В 61-м году Мильтинис ставит «Макбета». Кинорежиссер Жалакявичюс говорит, что этот «Макбет» – подарок к XX и XXII съездам КПСС, на которых шло разоблачение культа личности Сталина. Вот на «Макбета» и поехали в Паневежис со всей страны. Хотя сам Мильтинис был глубоко аполитичен. В 62-м году он ставит пьесу под названием «Не покидай меня, Люда». Банионис рассказывает, в чем там было дело: «Советская женщина Люда все искала идеалы. А ее муж, Ругис, был простым советским председателем горисполкома. У него не было никаких идеалов. Он просто делал то, что нужно для города. Банионис говорит: «Я играл Ругиса – хорошего человека, с чувством юмора. Он был у нас положительным героем, а Люда, по мнению Мильтиниса, просто дура. Мильтинис говорил мне: «Когда будешь говорить об идеалах, почешись». Я и чесался. Режиссеру Мильтинису плевать было на идеи социализма и пустоту строительства коммунизма.

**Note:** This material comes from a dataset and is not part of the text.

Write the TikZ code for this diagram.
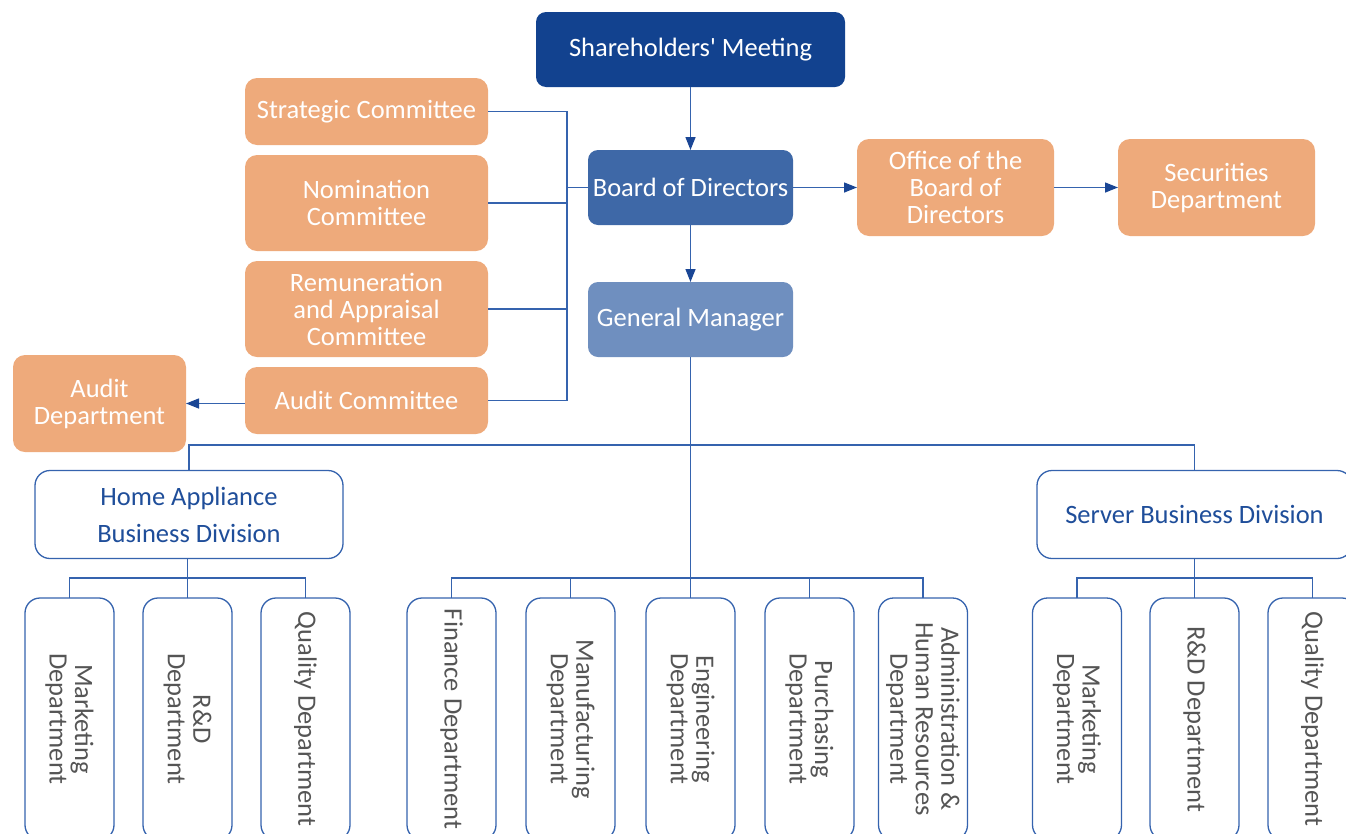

Ты живи честно, работай и не придумывай невесть что». Потом Банионис играл Давыдова в «Поднятой целине», и спектакль был награжден Государственной премией Литовской ССР. Потом в кино он сыграет Гойю.

В фильме «Берегись автомобиля» есть знаменитый эпизод, где Банионис играет священника.

Эпизод роскошный, легкий, и в нем не стоит усматривать антирелигиозного смысла. Кстати, Баниониса здесь не дублируют. Он говорит своим голосом. Но прибалтийский акцент здесь исключительно для того, чтобы подчеркнуть всесоюзный масштаб деятельности Деточкина. И вообще, широка страна моя родная… Реальность не имеет ничего общего с кино.

В 46-47-м годах арестованы все литовские епископы, кроме одного. Вильнюсский епископ Рейнис в 53-м году погибает во Владимирской тюрьме. В 46-м году расстрелян в Вильнюсской тюрьме Тильшкайский епископ. В 40-50-е годы около 600 литовских католических священников проходят через тюрьмы. В 1974 году в Литве 628 костелов, на них всего 554 ксендза.

Католическая церковь в Литве, так же как и православная церковь в СССР в период гонений, разделяет свою деятельность на открытую и тайную, катакомбную. Тайно посещают церковь преподаватели, ответственные государственные служащие, члены партии. Люди ведут в церковь детей, считая веру основой духовной жизни нации. В 70-м году начинаются новые репрессии против священников, но они вызывают небывалую реакцию.

Верующие открыто подписываются под протестами в адрес ЦК Компартии Литвы, Генерального прокурора Литвы, в Контрольную Комиссию ЦК КПСС. В 71-м подписей сотни. Потом счет идет на тысячи. В 72-м году Меморандум на имя Брежнева с требованием свободы совести подписывают 17 тысяч 54 человека. В 79-м очередной протест на имя Брежнева подпишут 148 тысяч 149 человек. Церковь добивается серьезных успехов в привлечении литовской молодежи. В январе 74-го года в одном из райцентров выпускникам школы раздают анкеты с вопросом об отношении к вере. 16 из 20 опрошенных комсомольцев ответили, что они верующие.

Двумя годами ранее, 14 мая 72-го года, в центре Каунаса, в сквере у музыкального театра, 18-летний верующий студент Роман Каланта облил себя бензином и сжег. Возле фонтана он оставил записку: «В моей смерти прошу винить исключительно политическую систему». Студенческие волнения, последующие за этим, подавлены войсками.

В том же году, двумя месяцами ранее, вышел фильм Тарковского «Солярис» с Банионисом в главной роли. Это интерпретация библейского сюжета о блудном сыне. Когда он возвращается домой, костер у дома все еще не погас. Навстречу выходит отец. Герой Баниониса опускается перед ним на колени. Это оживший рембрандтовский «Блудный сын». Потом начинается движение, и родной дом превращается в крошечный островок. Но размер родного островка никогда роли не играет.